Thursday, July 30, 2009

UConn Summer Jazz Camp

This week’s UConn Jazz Camp has been both fun and productive. UConn’s Community School of the Arts has done a terrific job handling all the administrative aspects. We have twenty campers and the distribution of instruments was such that we could create three well-balanced combos and a big band. The days are structured as follows:

9:00 – 10:20 Combo Rehearsals

10:30 – 11:50 Master classes. Each instrument breaks off into their own room to receive instruction in instrumental techniques and required skills unique to each instrument. Saxophones, Brass (trumpets & trombones), piano, bass, guitar, drums.

--- LUNCH --- (jazz videos played)

1:00 – 2:20 Faculty Presentations
(jazz theory & improvisational concepts, jazz history, performance demonstrations, practice tips, the business of music, question & answer sessions).

2:30 – 4:00 Combo Rehearsals or Big Band

Every afternoon one of the faculty members presents a lecture topic of his choice. As I write, Henry Lugo is giving a talk on the recorded histories of Miles Davis and John Coltrane, showing their musical development and outlining their essential recordings.
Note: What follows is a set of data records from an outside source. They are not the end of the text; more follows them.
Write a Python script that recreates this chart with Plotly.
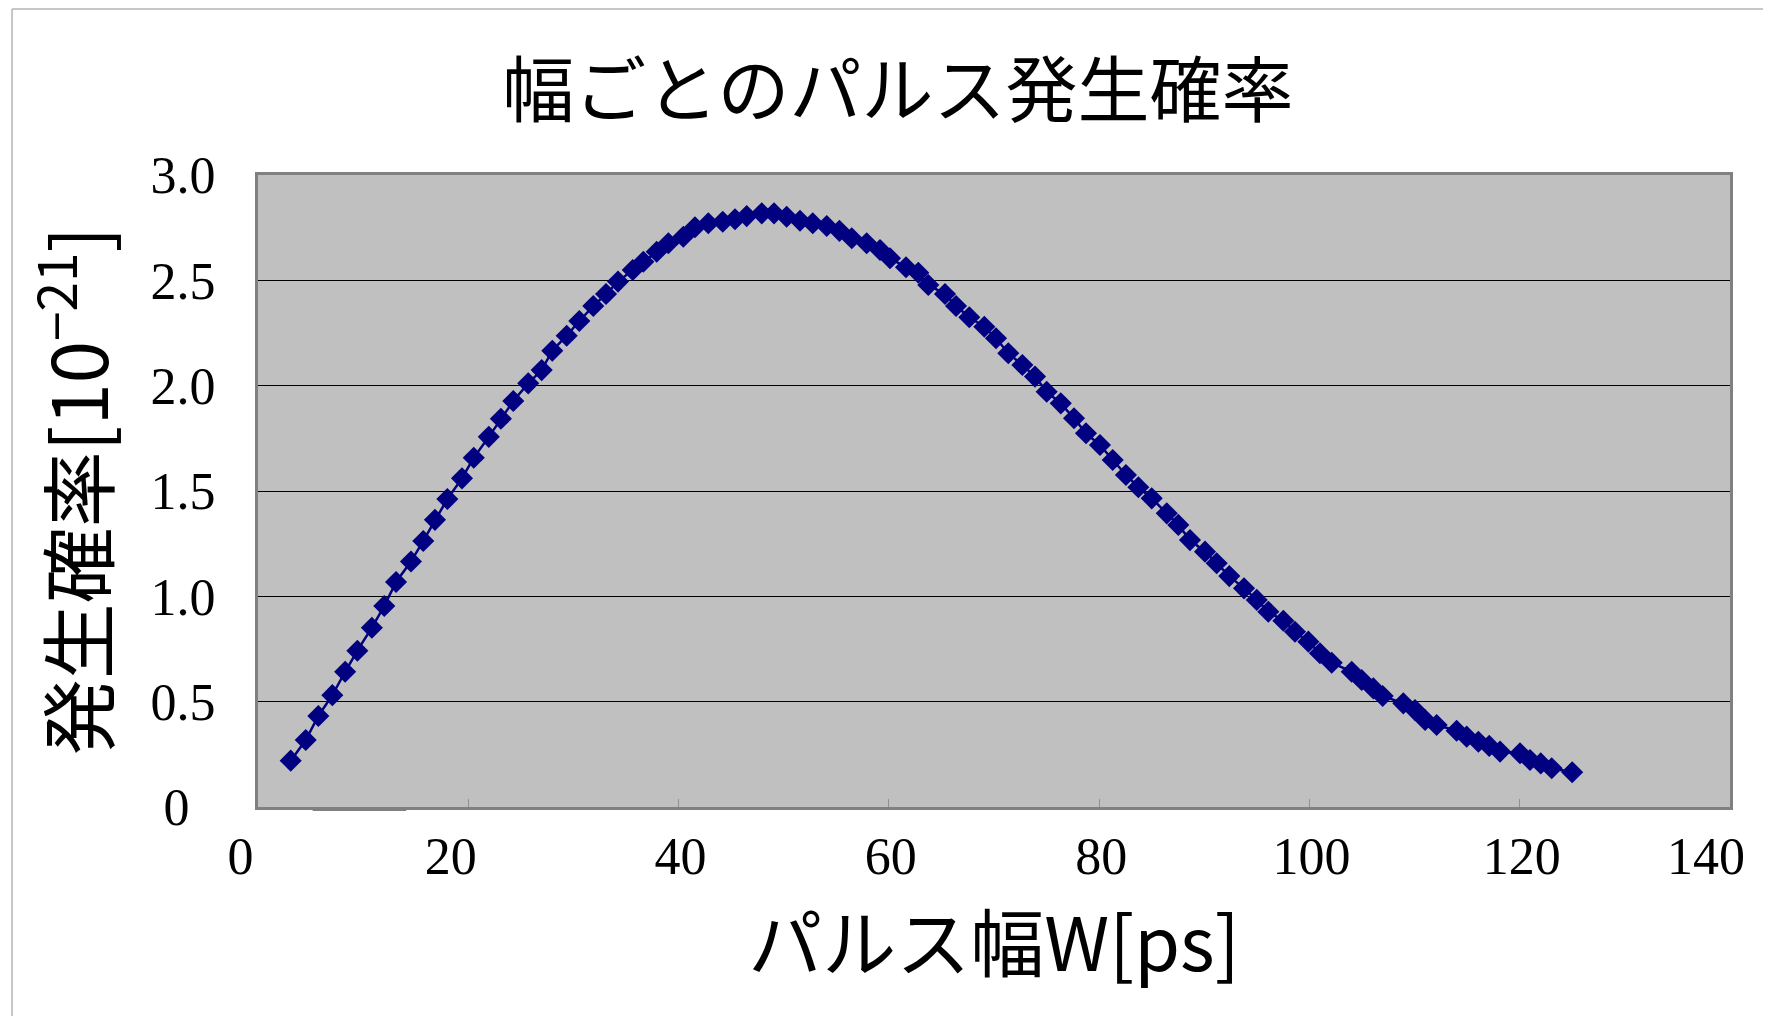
import plotly.graph_objects as go

# ---- data ----
pulse_width_ps = [3.11, 4.54, 5.74, 7.07, 8.29, 9.45, 10.83, 12.01, 13.13, 14.55,
                  15.72, 16.83, 18.01, 19.40, 20.52, 21.95, 23.10, 24.28, 25.70,
                  26.98, 27.99, 29.36, 30.56, 31.89, 33.10, 34.24, 35.64, 36.65,
                  37.92, 39.03, 40.45, 41.56, 42.83, 44.20, 45.37, 46.48, 47.91,
                  49.08, 50.28, 51.55, 52.76, 54.09, 55.30,
                  56.47, 57.89, 59.16, 60.11, 61.63, 62.80, 63.75, 65.34, 66.39,
                  67.65, 69.08, 70.19, 71.36, 72.70, 73.90, 75.01, 76.35, 77.61,
                  78.75, 80.08, 81.29, 82.55,
                  83.73, 85.00, 86.43, 87.53, 88.64, 90.07, 91.18, 92.38, 93.78,
                  94.99, 96.09, 97.52, 98.63, 99.90, 101.00, 102.12, 104.02,
                  104.97, 106.08, 106.97,
                  108.93, 110.04, 111.00, 112.10, 114.00, 114.96, 116.07, 117.10,
                  118.13, 120.03, 120.98, 122.00, 123.04, 124.99]
probability = [0.220, 0.318, 0.432, 0.531, 0.642, 0.742, 0.851, 0.954, 1.068, 1.165,
               1.263, 1.363, 1.462, 1.560, 1.658, 1.757, 1.843, 1.927, 2.011,
               2.074, 2.166, 2.237, 2.307, 2.378, 2.435, 2.494, 2.549, 2.588,
               2.636, 2.676, 2.707, 2.752, 2.771, 2.778, 2.790, 2.805, 2.818,
               2.818, 2.802, 2.783, 2.771, 2.758, 2.735,
               2.700, 2.676, 2.644, 2.605, 2.562, 2.536, 2.478, 2.435, 2.378,
               2.325, 2.280, 2.225, 2.154, 2.098, 2.043, 1.971, 1.916, 1.845,
               1.774, 1.718, 1.647, 1.576,
               1.518, 1.465, 1.394, 1.339, 1.267, 1.212, 1.157, 1.096, 1.038,
               0.983, 0.927, 0.884, 0.832, 0.785, 0.730, 0.685, 0.642,
               0.603, 0.563, 0.527,
               0.492, 0.460, 0.413, 0.389, 0.362, 0.334, 0.310, 0.290,
               0.263, 0.255, 0.223, 0.207, 0.184, 0.165]

NB = "\u00a0"
y_tick_vals = [0, 0.5, 1.0, 1.5, 2.0, 2.5, 3.0]
y_tick_text = ["0" + NB * 2, "0.5", "1.0", "1.5", "2.0", "2.5", "3.0"]
x_tick_vals = [0, 20, 40, 60, 80, 100, 120, 140]
x_tick_text = [NB + "0", NB + "20", NB * 4 + "40", NB * 4 + "60", NB * 4 + "80",
               NB * 4 + "100", NB * 4 + "120", "140"]

title_text = "幅ごとのパルス発生確率"
x_title = "パルス幅W[ps]"
y_title = "発生確率[10<sup>−21</sup>]"

JP = "Noto Sans CJK JP"
SERIF = "Liberation Serif, Times New Roman, serif"
NAVY = "#000080"

fig = go.Figure()
fig.add_trace(go.Scatter(
    x=pulse_width_ps, y=probability, mode="lines+markers",
    line=dict(color=NAVY, width=2.5),
    marker=dict(symbol="diamond", size=17, color=NAVY, line=dict(width=0)),
    showlegend=False, hoverinfo="x+y",
))

fig.update_layout(
    width=1771, height=1016, autosize=False,
    margin=dict(l=250, r=49, t=167, b=217, autoexpand=False),
    paper_bgcolor="white", plot_bgcolor="#C0C0C0",
    title=dict(text=title_text, font=dict(family=JP, size=72, color="black"),
               x=0.5025, xanchor="center", xref="container",
               y=1 - 83 / 1016, yanchor="middle", yref="container"),
    xaxis=dict(range=[0, 140], tickvals=x_tick_vals, ticktext=x_tick_text,
               automargin=False,
               showgrid=False, zeroline=False,
               showline=True, linecolor="#808080", linewidth=3, mirror=True,
               ticks="inside", ticklen=8, tickcolor="#909090", tickwidth=1,
               ticklabelstandoff=2, ticklabelshift=-24, ticklabeloverflow="allow",
               tickfont=dict(family=SERIF, size=52, color="black"),
               title=dict(text=x_title, font=dict(family=JP, size=74, color="black"),
                          standoff=20)),
    yaxis=dict(range=[0, 3.0], tickvals=y_tick_vals, ticktext=y_tick_text,
               automargin=False,
               showgrid=True, gridcolor="black", gridwidth=1, zeroline=False,
               showline=True, linecolor="#808080", linewidth=3, mirror=True,
               ticks="", ticklabelstandoff=29, ticklabeloverflow="allow",
               tickfont=dict(family=SERIF, size=52, color="black"),
               title=dict(text=y_title, font=dict(family=JP, size=76, color="black"),
                          standoff=17)),
)

# outer chart frame (top and left edges) and small grey mark below the axis
fig.add_shape(type="line", xref="paper", yref="paper",
              x0=-0.1671, x1=1.04, y0=1.2627, y1=1.2627,
              line=dict(color="#b4b4b4", width=1.5))
fig.add_shape(type="line", xref="paper", yref="paper",
              x0=-0.1671, x1=-0.1671, y0=1.2627, y1=-0.34,
              line=dict(color="#b4b4b4", width=1.5))
fig.add_shape(type="line", xref="x", yref="paper",
              x0=5.2, x1=14.1, y0=-0.004, y1=-0.004,
              line=dict(color="#808080", width=3))

fig.write_html("out.html")
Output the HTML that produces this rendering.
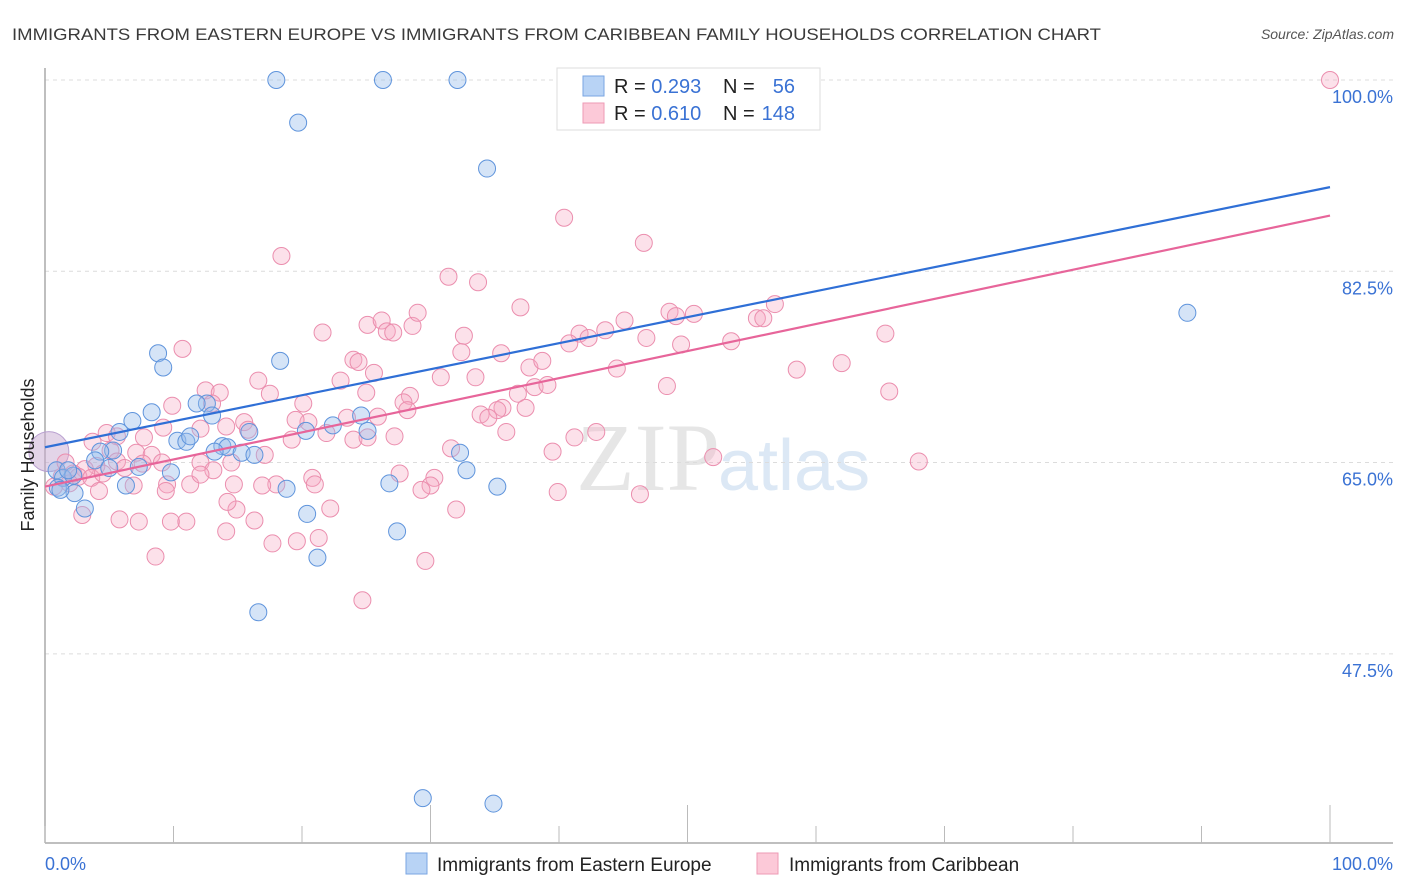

Yesterday, Doug Maher provided an overview of the ENTIRE history of jazz. (I marvel at how he did this in an hour and a half.)

On the first day, the faculty performed for the students and answered their questions. Some interesting discussions ensued. My suspicion that students no longer buy entire CDs was confirmed. They simply download individual songs. How the world has changed!

On Friday the students will perform a brief concert for the parents, choosing selections from the material addressed in combo rehearsals. Here is a list of tunes each group is currently playing:

Combo 1:
Mr. P.C. – by John Coltrane
Doxy – by Sonny Rollins
Bright Mississippi – by Thelonious Monk

Combo 2:
Recordam̩ Рby Joe Henderson
Billie’s Bounce – by Charlie Parker
Watermelon Man – by Herbie Hancock

Combo 3:
Impressions – by John Coltrane
Sonny Moon For Two – by Sonny Rollins

We have seen noticable growth in the students' understanding of chord symbols, scales, and the outlining of song forms. The instructors have brought in recordings of the pieces the students are performing so that they are learning the musical aurally. Working with these young students and seeing them make such huge strides in a short period of time is gratifying to say the least.